"Hail Varsity" is the fight song of the University of Nebraska–Lincoln (NU), written in 1936 by Joyce Ayres and composed the same year by Wilbur Chenoweth. The song is often played at Memorial Stadium during Nebraska's football games by the University of Nebraska Cornhusker Marching Band and at other athletic events by the school's pep band.

History

Prior to 1936, the University of Nebraska had a series of unofficial fights songs, most notably Dear Old Nebraska U. Fans lamented the lack of a song to "express Cornhuker determination" compared to similar schools with long-established fight songs. "Hail Varsity" was written and composed by Joyce Ayres and Wilbur Chenoweth in an effort to fill this role. It was first performed on November 21, 1936 at NU's annual Kosmet Klub Fall Revue, a student skit contest, by the school's Men's Glee Club.
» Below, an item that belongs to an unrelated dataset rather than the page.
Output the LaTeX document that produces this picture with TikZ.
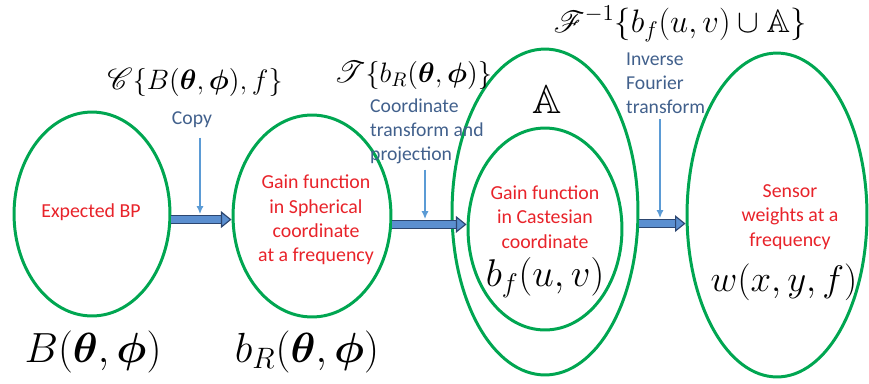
\RequirePackage{fix-cm}
\documentclass[tikz,border=0pt]{standalone}
\usepackage{amsmath,amssymb}
\usepackage{mathrsfs}
\usepackage{fontspec}
\setmainfont{Carlito}
\usepackage{tikz}
\usetikzlibrary{positioning,arrows.meta,shapes.geometric,calc}
\definecolor{bpGreen}{HTML}{00A651}
\definecolor{bpRed}{HTML}{E8232A}
\definecolor{bpSlate}{HTML}{41608C}
\definecolor{bpBlue}{HTML}{5B8FD0}
\definecolor{bpNavy}{HTML}{2C4670}
\definecolor{bpSky}{HTML}{5B9BD5}
\newcommand{\bpring}[5]{%
 \node[draw=bpGreen, line width=1.7pt, ellipse, inner sep=0pt, minimum width=#4*0.04cm, minimum height=#5*0.04cm] (#1) at (#2,#3) {};}

\begin{document}
\begin{tikzpicture}[x=0.02cm, y=-0.02cm,
 redtext/.style={text=bpRed, font=\fontsize{11.3}{13.9}\selectfont, align=center},
 opnote/.style={text=bpSlate, font=\fontsize{11.2}{13.6}\selectfont, align=left},
 bigarrow/.style={draw=bpNavy, line width=0.65pt, double=bpBlue, double distance=4.2pt, -{Triangle[length=6pt,width=9.5pt,fill=bpBlue]}},
 thinarrow/.style={draw=bpSky, line width=0.7pt, -{Latex[length=4.5pt,width=4pt]}}]
\useasboundingbox (0,0) rectangle (869,383);
% rings
\bpring{bp}{92}{214}{78}{102}
\bpring{sph}{312}{216}{79}{101}
\bpring{aset}{545}{212}{93}{163}
\bpring{cart}{545}{229}{77}{101}
\bpring{wts}{777}{215}{90}{162}
% text in the rings
\node[redtext] (bptxt) at (91,212) {Expected BP};
\node[redtext] (sphtxt) at (316,220) {Gain function\\in Spherical\\coordinate\\at a frequency};
\node[redtext] (carttxt) at (545,217) {Gain function\\in Castesian\\coordinate};
\node[redtext] (wtstxt) at (790,217) {Sensor\\weights at a\\frequency};
\node (alab) at (547,100) {\fontsize{23}{27}\selectfont $\mathbb{A}$};
\node (bflab) at (545,278) {\fontsize{22}{26}\selectfont $b_f(u,v)$};
\node (wlab) at (784,282) {\fontsize{21}{25}\selectfont $w(x,y,f)$};
% labels below
\node (blab) at (93,352) {\fontsize{24}{28}\selectfont $B(\boldsymbol\theta,\boldsymbol\phi)$};
\node (brlab) at (307,352) {\fontsize{24}{28}\selectfont $b_R(\boldsymbol\theta,\boldsymbol\phi)$};
% operators
\node (copyop) at (195,82) {\fontsize{16}{19}\selectfont $\mathscr{C}\{B(\boldsymbol\theta,\boldsymbol\phi),f\}$};
\node (ctpop) at (413,75) {\fontsize{16}{19}\selectfont $\mathscr{T}\{b_R(\boldsymbol\theta,\boldsymbol\phi)\}$};
\node (iftop) at (680,24) {\fontsize{18.5}{22}\selectfont $\mathscr{F}^{-1}\{b_f(u,v)\cup\mathbb{A}\}$};
\node[opnote] (copy) at (192,120) {Copy};
\node[opnote, anchor=west] (ctp) at (364,131) {Coordinate\\transform and\\projection};
\node[opnote, anchor=west] (ift) at (620,83) {Inverse\\Fourier\\transform};
% arrows
\draw[bigarrow] (bp.-4) -- (bp.-4 -| sph.west);
\draw[bigarrow] (sph.-6) -- (sph.-6 -| cart.west);
\draw[bigarrow] (aset.-7) -- (aset.-7 -| wts.west);
\coordinate (cp1) at (200,214);
\coordinate (cp2) at (425,219);
\coordinate (cp3) at (660,218);
\draw[thinarrow, shorten <=2pt] (copy.south -| cp1) -- (cp1);
\draw[thinarrow] (ctp.south -| cp2) -- (cp2);
\draw[thinarrow] (ift.south -| cp3) -- (cp3);
\end{tikzpicture}
\end{document}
The performance was met with praise, and the Lincoln Journal Star called "Hail Varsity" "the new Nebraska song." When it became clear "Hail Varsity" was likely to be adopted in an official capacity, the school's newspaper, The Daily Nebraskan, urged students to learn the song's words and recite them at football games.

Initially, "Hail Varsity" was often performed and sang in its entirety by the Men's Glee Club. Eventually, the Cornhusker Marching Band replaced the Glee Club as the primary performers of the song, and as it is typically performed in short bursts at sporting events, most of today's fans are unaware of the lyrics outside of the chorus.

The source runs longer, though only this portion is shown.